Phalapoem editor, 14/11/25

In the long, tortured history of political doublespeak, few statements sink lower than the recent declaration by a belligerent political strongman—let’s call Smotritch what he is: a thug—who claimed that “without illegal settlements there is no security.”
It takes a special kind of moral inversion to argue that the path to safety lies in violating international law, displacing families, and turning civilian land into fortified fascist outposts. But for this thug, legality, ethics, and human dignity have never been obstacles—only inconveniences.
To call settlements “illegal” is not an opinion. It is a matter of international consensus. When a politician openly admits that his vision of security depends on illegality, he is confessing something far darker:
that he can only maintain control through domination, expropriation, and permanent war and apartheid.
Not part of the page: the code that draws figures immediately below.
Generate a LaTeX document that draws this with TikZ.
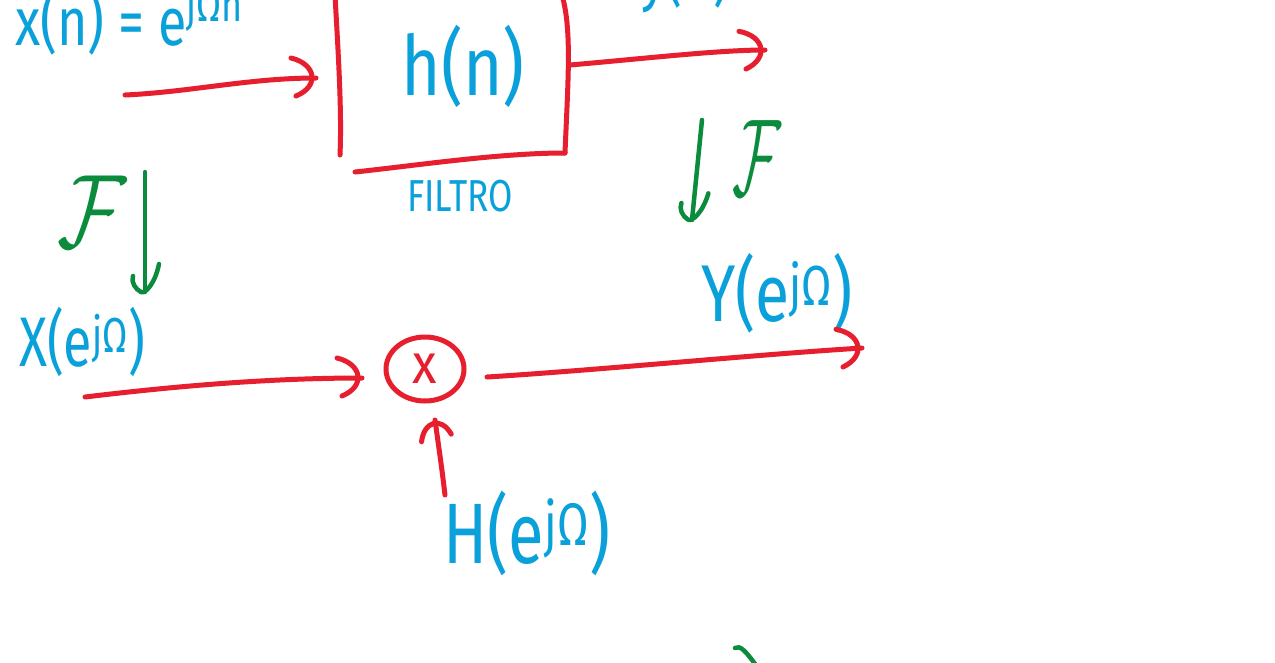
\documentclass[tikz,border=0pt]{standalone}
\usepackage{fontspec}
\setmainfont{Fira Sans}
\usetikzlibrary{arrows.meta,shapes.geometric}
\definecolor{pen}{RGB}{10,160,218}
\definecolor{ink}{RGB}{230,30,45}
\definecolor{grn}{RGB}{10,140,60}
\begin{document}
\begin{tikzpicture}[x=1pt,y=-1pt,line cap=round,line join=round,
  redline/.style={draw=ink,line width=5pt},
  grnline/.style={draw=grn,line width=4.5pt},
  lbl/.style={text=pen,inner sep=0pt,font=\fontsize{52}{60}\selectfont},
  small/.style={text=pen,inner sep=0pt,font=\fontsize{32}{36}\selectfont},
  fsym/.style={text=grn,inner sep=0pt,font=\fontsize{24.88}{30}\selectfont},
  hhead/.pic={\draw[pic actions] (-25,-20) .. controls (0,-14) and (4,8) .. (-20,18);},
  ghead/.pic={\draw[pic actions] (-28,-14) .. controls (-8,-10) and (2,0) .. (0,4) .. controls (-3,10) and (-10,14) .. (-16,12);}]
\useasboundingbox (0,0) rectangle (1275,662);
\clip (0,0) rectangle (1275,662);
\fill[white] (0,0) rectangle (1275,662);

% top row
\node[lbl,anchor=base west] (xn) at (15,45) {\scalebox{1}[1.3]{x(n) = e\raisebox{18pt}{\fontsize{36}{40}\selectfont jΩn}}};
\node[lbl,anchor=base west] (yn) at (640,-2) {\scalebox{1}[1.3]{y(n)}};
\node[lbl] (filt) at (463,66) {\scalebox{1.3}[1.6]{h(n)}};
\node[small] (ftxt) at (460,196) {\scalebox{1.1}[1.4]{FILTRO}};

% box strokes
\draw[redline] (335,-5) .. controls (338,50) and (342,110) .. (340,155);
\draw[redline] (355,172) .. controls (420,165) and (500,153) .. (565,153);
\draw[redline] (562,-5) .. controls (572,30) and (568,80) .. (565,153);

\coordinate (a1s) at (125,95);
\coordinate (boxL) at (316,78);
\coordinate (boxR) at (570,65);
\coordinate (a2e) at (765,50);
\draw[redline] (a1s) .. controls (190,92) and (250,78) .. (boxL);
\pic[redline] at (boxL) {hhead};
\draw[redline] (boxR) .. controls (650,58) and (720,50) .. (a2e);
\pic[redline,rotate=3] at (a2e) {hhead};

% Fourier arrows
\node[fsym] (fl) at (92,212) {\scalebox{3.4}[4.2]{$\mathcal{F}$}};
\node[fsym] (fr) at (757,158) {\scalebox{2.4}[4.4]{$\mathcal{F}$}};
\coordinate (gls) at (145,172);
\coordinate (gle) at (145,292);
\coordinate (grs) at (702,120);
\coordinate (gre) at (692,220);
\draw[grnline] (gls) -- (gle);
\pic[grnline,rotate=-90] at (gle) {ghead};
\draw[grnline] (grs) .. controls (698,160) .. (gre);
\pic[grnline,rotate=-95] at (gre) {ghead};

% bottom row
\node[lbl] (X) at (82,342) {\scalebox{1}[1.35]{X(e\textsuperscript{jΩ})}};
\node[ellipse,draw=ink,line width=5pt,minimum width=78pt,minimum height=64pt,inner sep=0pt] (mul) at (425,369) {};
\node[text=ink,font=\fontsize{56}{60}\selectfont,inner sep=0pt] at (mul) {\scalebox{0.9}[1]{x}};
\node[lbl] (Y) at (777,293) {\scalebox{1.2}[1.55]{Y(e\textsuperscript{jΩ})}};
\node[lbl] (H) at (527,533) {\scalebox{1.25}[1.65]{H(e\textsuperscript{jΩ})}};

\coordinate (a3s) at (85,397);
\coordinate (mulL) at (362,378);
\coordinate (mulR) at (487,377);
\coordinate (a4e) at (862,348);
\coordinate (a5s) at (445,495);
\coordinate (mulB) at (435,420);
\draw[redline] (a3s) .. controls (160,388) and (260,378) .. (mulL);
\pic[redline] at (mulL) {hhead};
\draw[redline] (mulR) .. controls (600,370) and (750,355) .. (a4e);
\pic[redline,rotate=3] at (a4e) {hhead};
\draw[redline] (a5s) .. controls (442,470) .. (mulB);
\pic[redline,rotate=97,scale=0.8] at (mulB) {hhead};

% stray stroke at bottom
\draw[grnline] (735,648) .. controls (740,645) and (745,650) .. (758,668);
\end{tikzpicture}
\end{document}
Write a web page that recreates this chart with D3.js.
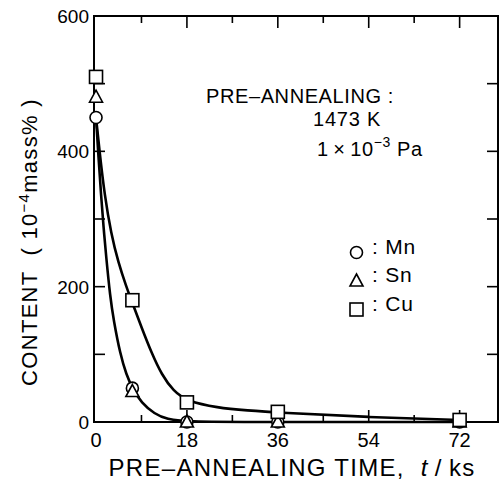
<!DOCTYPE html>
<html lang="en">
  <head>
    <meta charset="UTF-8" />
    <title>Pre-annealing content</title>
    <style>
      body { margin: 0; background: #fff; }
      text { font-family: "Liberation Sans", Arial, sans-serif; fill: #000; }
    </style>
  </head>
  <body>
    <script src="https://cdn.jsdelivr.net/npm/d3@7"></script>
    <script>
      // measured points (t in ks, content in 10^-4 mass%)
      var mnPoints = [[0, 450], [7.2, 50], [18, 0], [36, 0], [72, 0]];
      var snPoints = [[0, 480], [7.2, 45], [18, 0], [36, 0], [72, 0]];
      var cuPoints = [[0, 510], [7.2, 180], [18, 29], [36, 15], [72, 3]];

      // fitted curves
      var mnSnCurve = [[0, 450], [0.5, 390], [1, 335], [1.5, 287], [2, 245], [2.8, 185], [3.5, 150],
                       [4.8, 100], [6, 70], [7.2, 50], [9, 28], [11.6, 12], [14, 4], [18, 0],
                       [36, 0], [72, 0]];
      var cuCurve = [[0, 450], [0.7, 400], [1.7, 335], [3, 278], [4.4, 236], [6, 200], [7.2, 176],
                     [9, 140], [11, 102], [13, 70], [15.3, 46], [18, 31], [24, 21], [30, 17],
                     [36, 14], [54, 7], [72, 3]];

      var xTicks = [0, 18, 36, 54, 72];
      var yTicks = [0, 200, 400, 600];

      var w = 499, h = 495;
      var margin = { top: 16, left: 94, right: 1, bottom: 73 };

      var svg = d3.select("body").append("svg")
                  .attr("width", w)
                  .attr("height", h);

      var xScale = d3.scaleLinear()
                     .domain([-0.4, 79.6])
                     .range([margin.left, w - margin.right]);
      var yScale = d3.scaleLinear()
                     .domain([0, 600])
                     .range([h - margin.bottom, margin.top]);

      var x0 = xScale.range()[0], x1 = xScale.range()[1];
      var y0 = yScale.range()[0], y1 = yScale.range()[1];

      // ticks (inward), minor every 9 ks and 100 units
      var xMinor = d3.range(9, 79, 9);
      var yMinor = d3.range(100, 600, 100);
      var ticks = svg.append("g").attr("stroke", "#000").attr("stroke-width", 1.6);
      xMinor.forEach(function(t) {
        var len = (t % 18 === 0) ? 12 : 7;
        ticks.append("line").attr("x1", xScale(t)).attr("x2", xScale(t))
             .attr("y1", y0).attr("y2", y0 - len);
        ticks.append("line").attr("x1", xScale(t)).attr("x2", xScale(t))
             .attr("y1", y1).attr("y2", y1 + len);
      });
      yMinor.forEach(function(v) {
        ticks.append("line").attr("x1", x0).attr("x2", x0 + 11)
             .attr("y1", yScale(v)).attr("y2", yScale(v));
        ticks.append("line").attr("x1", x1).attr("x2", x1 - 11)
             .attr("y1", yScale(v)).attr("y2", yScale(v));
      });

      // frame
      svg.append("rect")
         .attr("x", x0).attr("y", y1)
         .attr("width", x1 - x0).attr("height", y0 - y1)
         .attr("fill", "none").attr("stroke", "#000").attr("stroke-width", 2);

      // tick labels
      svg.selectAll(".xlab").data(xTicks).enter().append("text")
         .attr("x", function(d) { return xScale(d); })
         .attr("y", y0 + 25)
         .attr("text-anchor", "middle")
         .style("font-size", "20px")
         .text(function(d) { return d; });
      svg.selectAll(".ylab").data(yTicks).enter().append("text")
         .attr("x", x0 - 5)
         .attr("y", function(d) { return yScale(d) + 7; })
         .attr("text-anchor", "end")
         .style("font-size", "19px")
         .text(function(d) { return d; });

      // curves
      var line = d3.line()
                   .x(function(d) { return xScale(d[0]); })
                   .y(function(d) { return yScale(d[1]); })
                   .curve(d3.curveBasis);
      [mnSnCurve, cuCurve].forEach(function(c) {
        svg.append("path").datum(c)
           .attr("d", line)
           .attr("fill", "none")
           .attr("stroke", "#000")
           .attr("stroke-width", 2.6);
      });

      // markers
      var mk = svg.append("g").attr("fill", "#fff").attr("stroke", "#000").attr("stroke-width", 1.6);
      function circle(g, x, y) {
        g.append("circle").attr("cx", x).attr("cy", y).attr("r", 6);
      }
      function triangle(g, x, y) {
        g.append("path").attr("d", "M" + x + "," + (y - 7) + "L" + (x + 6.5) + "," + (y + 5) +
                                   "L" + (x - 6.5) + "," + (y + 5) + "Z");
      }
      function square(g, x, y) {
        g.append("rect").attr("x", x - 6.5).attr("y", y - 6.5).attr("width", 13).attr("height", 13);
      }
      mnPoints.forEach(function(d) { circle(mk, xScale(d[0]), yScale(d[1])); });
      snPoints.forEach(function(d) { triangle(mk, xScale(d[0]), yScale(d[1])); });
      cuPoints.forEach(function(d) { square(mk, xScale(d[0]), yScale(d[1])); });

      // legend
      var legend = [["Mn", circle], ["Sn", triangle], ["Cu", square]];
      legend.forEach(function(l, i) {
        var ly = 252.5 + i * 28.5;
        l[1](mk, 356.5, ly);
        svg.append("text").attr("x", 372).attr("y", ly + 1)
           .style("font-size", "21px")
           .style("letter-spacing", "0.8px")
           .text(":\u00a0" + l[0]);
      });

      // annotation
      svg.append("text").attr("x", 206).attr("y", 103)
         .style("font-size", "20px").style("letter-spacing", "0.6px")
         .text("PRE\u2013ANNEALING :");
      svg.append("text").attr("x", 313).attr("y", 126)
         .style("font-size", "20px").style("letter-spacing", "0.8px")
         .text("1473 K");
      var ann = svg.append("text").attr("x", 317).attr("y", 156)
                   .style("font-size", "20px").style("letter-spacing", "0.6px");
      ann.append("tspan").text("1\u2009\u00d7\u200910");
      ann.append("tspan").attr("dy", -9).style("font-size", "14px").text("\u22123");
      ann.append("tspan").attr("dy", 9).text("\u00a0Pa");

      // axis titles
      var xt = svg.append("text").attr("x", 292).attr("y", 476)
                  .attr("text-anchor", "middle")
                  .style("font-size", "24px").style("letter-spacing", "1.3px");
      xt.append("tspan").text("PRE\u2013ANNEALING TIME,\u00a0\u00a0");
      xt.append("tspan").style("font-style", "italic").text("t");
      xt.append("tspan").text("\u2009/\u2009ks");

      var yt = svg.append("text")
                  .attr("transform", "translate(37,242) rotate(-90)")
                  .attr("text-anchor", "middle")
                  .style("font-size", "22px").style("letter-spacing", "1.3px");
      yt.append("tspan").text("CONTENT\u00a0\u00a0(\u00a010");
      yt.append("tspan").attr("dy", -8).style("font-size", "15px").text("\u22124");
      yt.append("tspan").attr("dy", 8).text("mass%\u00a0)");
    </script>
  </body>
</html>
Instead of offering diplomacy, coexistence, or long-term stability, he offers bulldozers, barbed wire, and nazi checkpoints, wrapped in the language of “security.”
This isn’t leadership. It’s illegal and brutal occupation dressed as strategy.
The thug’s statement reveals a truth he never intended to share:
the so-called security he champions is not universal. It is a selective security—
security for one group purchased at the cost of terrorizing another.
Under his vision, security does not mean peace.
It means permanent militarization.
It means normalization of the abnormal and illegal.
It means normalisation of theft and destruction.
It means making an entire people invisible so that a political project can continue unchallenged.
There is a chilling historical echo in such rhetoric. When leaders claim they need illegal actions to achieve safety, societies slip into cycles of violence that become self-justifying.
First come the illegal settlements.
Then come the walls.
Then come the armed guards.
And finally comes the narrative that the system must remain forever because “look at how dangerous the situation is.”
A crisis manufactured to justify its own perpetuation.
The thug’s words deserve not just criticism but shame.
Shame for using “security” as a mask for expansion.
Shame for treating the lives and homes of others as disposable.
Shame for reducing a deeply human conflict to the geometry of land grabs.
No society that relies on illegality for its safety deserves to call itself secure.
No leader who glorifies violations of law deserves the trust of any people.
Real security does not grow out of stolen land, demolished homes, or the normalization of apartheid and fascist policies.
Real security is built through justice—something this thug, and those like him, fear more than any external threat.
Because justice would expose the lie at the heart of their political empire:
that their power depends not on protecting people, but on controlling them.